To: cody andre who wrote (42732)4/17/1999 10:11:00 PM
From: Les H  Read Replies (1) | Respond to of 67261
 
NATO meant to play the tape of how de-installing the Internet Explorer browser screws up Windows. Unfortunately, Mssr. Schuh was unavailable to emcee since he was here 'pumping'.



To: cody andre who wrote (42732)4/17/1999 10:14:00 PM
From: Les H  Read Replies (2) | Respond to of 67261
 
Weariness with Clinton undermines Gore, poll finds

(Adds gore spokesman reaction to poll and gore campaigning in New Hampshire)

By Thomas Ferraro

WASHINGTON, April 17 (Reuters) - Public weariness with President Bill Clinton's White House scandals have contributed to a drop in the favorability rating of Vice President Al Gore, the front-runner for the 2000 Democratic presidential nomination, a poll released on
Saturday showed.

The decline was also traced to Gore's own image woes, with many seeing him as ''boring,'' ''weak'' or just ''okay,'' according to the survey by The Pew Research Center for the People & the Press.

The poll of 1,786 adults, conducted March 24-30, found Gore's favorability rating at 47 percent, down from 58 percent in December.

It marked the first time that Gore's favorability rating had slipped below 50 percent since questions in 1997 about his own fund-raising activities.

Chris Lehane, a Gore spokesman traveling with the vice president in New Hampshire on Saturday, dismissed the survey findings. ''Polls at this time in a campaign are a lot like sand castles,'' Lehane said. ''They're nice to look at, but they don't mean much.''

While Gore has benefited from Clinton's robust approval rating, which has long stood at more than 60 percent, he has been hurt by public exhaustion with problems that have engulfed the administration, which included the impeachment of Clinton last December by the U.S. House of Representatives.

Seventy-four percent of survey respondents agreed with the statement: ''I'm tired of all the problems associated with the Clinton administration.''

Among those who expressed such fatigue, 60 percent said they would vote for Texas Gov.

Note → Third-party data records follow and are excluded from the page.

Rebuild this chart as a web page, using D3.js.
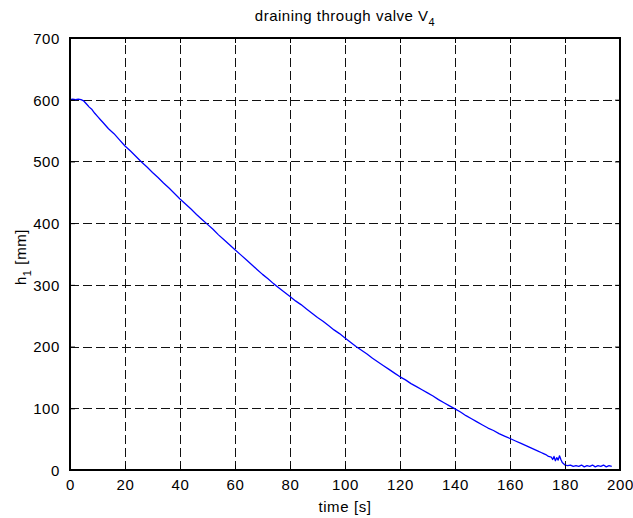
<!DOCTYPE html>
<html>
<head>
<meta charset="utf-8">
<script src="https://cdn.jsdelivr.net/npm/d3@7/dist/d3.min.js"></script>
<style>
  html, body { margin: 0; padding: 0; background: #fff; }
  svg { display: block; }
  text { font-family: "Liberation Sans", Arial, Helvetica, sans-serif; fill: #000; }
</style>
</head>
<body>
<div id="chart"></div>
<script>
// Tank level h1 while draining through valve V4 (sampled measurement)
const timeS = [
  0, 1, 2, 3, 4, 5, 6, 7, 8, 9, 10, 11, 12, 14, 16, 18, 20,
  22, 24, 26, 28, 30, 32, 34, 36, 38, 40,
  42, 44, 46, 48, 50, 52, 54, 56, 58, 60,
  62, 64, 66, 68, 70, 72, 74, 76, 78, 80,
  82, 84, 86, 88, 90, 92, 94, 96, 98, 100,
  102, 104, 106, 108, 110, 112, 114, 116, 118, 120,
  122, 124, 126, 128, 130, 132, 134, 136, 138, 140,
  142, 144, 146, 148, 150, 152, 154, 156, 158, 160,
  162, 164, 166, 168, 170, 171.5, 172, 173, 174, 175,
  175.5, 176, 176.5, 177, 177.5, 178, 178.5, 179, 179.5, 180,
  181, 182, 183, 184, 185, 186, 187, 188, 189, 190,
  191, 192, 193, 194, 195, 196, 197
];
const levelMm = [
  600, 601, 600, 601, 600, 598, 593, 588, 584, 578, 573, 568, 563, 553, 545, 535, 525,
  517, 508, 499, 491, 482, 474, 465, 457, 448, 439,
  431, 423, 414, 406, 398, 390, 381, 373, 365, 357,
  349, 341, 333, 325, 317, 310, 302, 295, 288, 281,
  274, 268, 261, 254, 247, 241, 234, 227, 221, 214,
  207, 200, 194, 188, 181, 175, 169, 163, 157, 151,
  146, 140, 135, 130, 125, 120, 114, 109, 104, 99,
  94, 88, 83, 78, 73, 68, 64, 59, 55, 51,
  47, 43, 39, 35, 31, 28, 27, 25, 22, 21,
  17, 22, 15, 20, 16, 23, 17, 12, 10, 8,
  7, 8, 6, 7, 6, 8, 5, 7, 6, 8,
  5, 7, 6, 8, 5, 7, 6
];
const xTicks = [0, 20, 40, 60, 80, 100, 120, 140, 160, 180, 200];
const yTicks = [0, 100, 200, 300, 400, 500, 600, 700];

const W = 633, H = 518;
const plot = { left: 70, right: 620, top: 38, bottom: 470 };

const svg = d3.select("#chart").append("svg")
  .attr("width", W).attr("height", H);

const x = d3.scaleLinear().domain([0, 200]).range([plot.left, plot.right]);
const y = d3.scaleLinear().domain([0, 700]).range([plot.bottom, plot.top]);

// snap 1px strokes onto the pixel grid
const crisp = v => Math.round(v) + 0.5;

// dashed grid
const grid = svg.append("g").attr("stroke", "#111").attr("stroke-width", 1)
  .attr("stroke-dasharray", "9,4").attr("fill", "none");
grid.selectAll("line.v").data(xTicks.slice(1, -1)).join("line")
  .attr("x1", d => crisp(x(d))).attr("x2", d => crisp(x(d)))
  .attr("y1", plot.bottom).attr("y2", plot.top);
grid.selectAll("line.h").data(yTicks.slice(1, -1)).join("line")
  .attr("x1", plot.left).attr("x2", plot.right)
  .attr("y1", d => crisp(y(d))).attr("y2", d => crisp(y(d)));

// measured level trace
const series = timeS.map((t, i) => ({ t, h: levelMm[i] }));
svg.append("path").datum(series)
  .attr("fill", "none").attr("stroke", "#0000ff").attr("stroke-width", 1.3)
  .attr("stroke-linejoin", "round")
  .attr("d", d3.line().x(d => x(d.t)).y(d => y(d.h)));

// axes with inward ticks (bottom/left labelled, top/right bare)
const tickLen = 5;
const fontPx = "15px";
const axB = svg.append("g").attr("transform", `translate(0,${plot.bottom})`)
  .call(d3.axisBottom(x).tickValues(xTicks).tickSizeInner(-tickLen).tickSizeOuter(0).tickPadding(9));
const axT = svg.append("g").attr("transform", `translate(0,${plot.top})`)
  .call(d3.axisTop(x).tickValues(xTicks).tickSizeInner(-tickLen).tickSizeOuter(0).tickFormat(""));
const axL = svg.append("g").attr("transform", `translate(${plot.left},0)`)
  .call(d3.axisLeft(y).tickValues(yTicks).tickSizeInner(-tickLen).tickSizeOuter(0).tickPadding(10));
const axR = svg.append("g").attr("transform", `translate(${plot.right},0)`)
  .call(d3.axisRight(y).tickValues(yTicks).tickSizeInner(-tickLen).tickSizeOuter(0).tickFormat(""));

[axB, axT, axL, axR].forEach(g => {
  g.select(".domain").remove();
  g.selectAll(".tick line").attr("stroke", "#000").attr("stroke-width", 1);
  g.selectAll(".tick text")
    .attr("font-family", "'Liberation Sans', Arial, Helvetica, sans-serif")
    .attr("font-size", fontPx).attr("letter-spacing", "0.6px").attr("fill", "#000");
});
axB.selectAll(".tick text").attr("dy", "0.71em");
axL.selectAll(".tick text").attr("dy", "0.36em");

// axes box
svg.append("rect")
  .attr("x", plot.left).attr("y", plot.top)
  .attr("width", plot.right - plot.left).attr("height", plot.bottom - plot.top)
  .attr("fill", "none").attr("stroke", "#000").attr("stroke-width", 2);

// title
const title = svg.append("text")
  .attr("x", (plot.left + plot.right) / 2).attr("y", 21)
  .attr("text-anchor", "middle").attr("font-size", "15px").attr("letter-spacing", "0.5px");
title.append("tspan").text("draining through valve V");
title.append("tspan").attr("dy", 5).attr("font-size", "11px").text("4");

// x label
svg.append("text")
  .attr("x", (plot.left + plot.right) / 2).attr("y", 512)
  .attr("text-anchor", "middle").attr("font-size", "15px").attr("letter-spacing", "0.6px")
  .text("time [s]");

// y label
const yl = svg.append("text")
  .attr("transform", `translate(26,${(plot.top + plot.bottom) / 2 + 3}) rotate(-90)`)
  .attr("text-anchor", "middle").attr("font-size", "15px").attr("letter-spacing", "0.6px");
yl.append("tspan").text("h");
yl.append("tspan").attr("dy", 5).attr("font-size", "11px").text("1");
yl.append("tspan").attr("dy", -5).text(" [mm]");
</script>
</body>
</html>
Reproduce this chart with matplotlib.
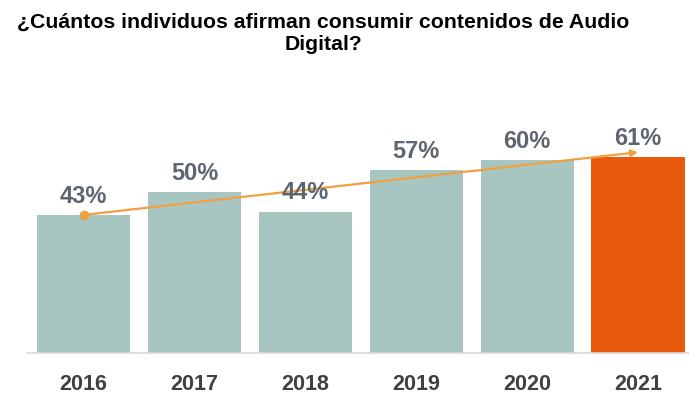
import matplotlib.pyplot as plt

years = ["2016", "2017", "2018", "2019", "2020", "2021"]
values = [43, 50, 44, 57, 60, 61]
value_labels = ["43%", "50%", "44%", "57%", "60%", "61%"]
bar_colors = ["#A7C5C1"] * 5 + ["#E85A0C"]

plt.rcParams["font.family"] = ["Liberation Sans", "DejaVu Sans"]

fig = plt.figure(figsize=(6.89, 3.98), dpi=100)
ax = fig.add_axes([0.0392, 0.113, 0.9608, 0.565])

x = list(range(len(years)))
ax.bar(x, values, width=0.84, color=bar_colors, zorder=2)

# Value labels above bars
for xi, v, lab in zip(x, values, value_labels):
    ax.text(xi, v + 2.3, lab, ha="center", va="bottom", fontsize=17,
            fontweight="bold", color="#5D6570", zorder=4)

# Trend arrow from first to last bar
ax.annotate("", xy=(x[-1], values[-1] + 1.5), xytext=(x[0], values[0]),
            arrowprops=dict(arrowstyle="-|>", color="#EFA040", lw=1.6,
                            mutation_scale=10, shrinkA=0, shrinkB=0),
            zorder=3)
ax.plot(x[0], values[0], "o", color="#EFA040", markersize=6, zorder=3)

ax.set_xlim(-0.51, 5.46)
ax.set_ylim(0, 70)
ax.set_xticks(x)
ax.set_xticklabels(years, fontsize=15.5, fontweight="bold", color="#404040")
ax.tick_params(axis="x", length=0, pad=15)
ax.set_yticks([])
for side in ["top", "right", "left"]:
    ax.spines[side].set_visible(False)
ax.spines["bottom"].set_color("#D9D9D9")
ax.spines["bottom"].set_linewidth(1.2)

fig.text(0.469, 0.917, "¿Cuántos individuos afirman consumir contenidos de Audio\nDigital?",
         ha="center", va="center", fontsize=15.3, fontweight="bold", color="#000000",
         linespacing=1.22)

fig.savefig("out.png", dpi=100)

George Bush, the Republican front-runner, over Gore for president next year.

The poll found Bush leading Gore by 54 percent to 41 percent, a wider margin than in January, when Bush was up, 50 percent to 44 percent. The survey had a margin of error of plus or minus 4 percentage points.

''It's guilt by association,'' said New Hampshire resident Blaise Zambrano of Gore's proximity to Clinton. Zambrano, who attended a campaign event for Gore on Saturday, said he was an independent who supported former Cabinet Secretary Elizabeth Dole, who is exploring a presidential bid.

A variety of surveys show Bush and Gore the leading contenders for their parties's respective presidential nominations next year. Gore's only announced opposition for the Democratic nomination is former New Jersey Sen. Bill Bradley, while the Republican field is crowded with hopefuls.

When asked in the Pew survey to give their impression of Gore in a word or phrase, just 19 percent described him positively -- using words as ''good,'' ''honest,'' and ''competent'' -- down from 32 percent in 1996.

The survey found that respondents like Gore ''better as a person'' than Clinton, 52 percent to 34 percent. But fewer see the vice president as ''more caring,'' 34 percent to 50 percent.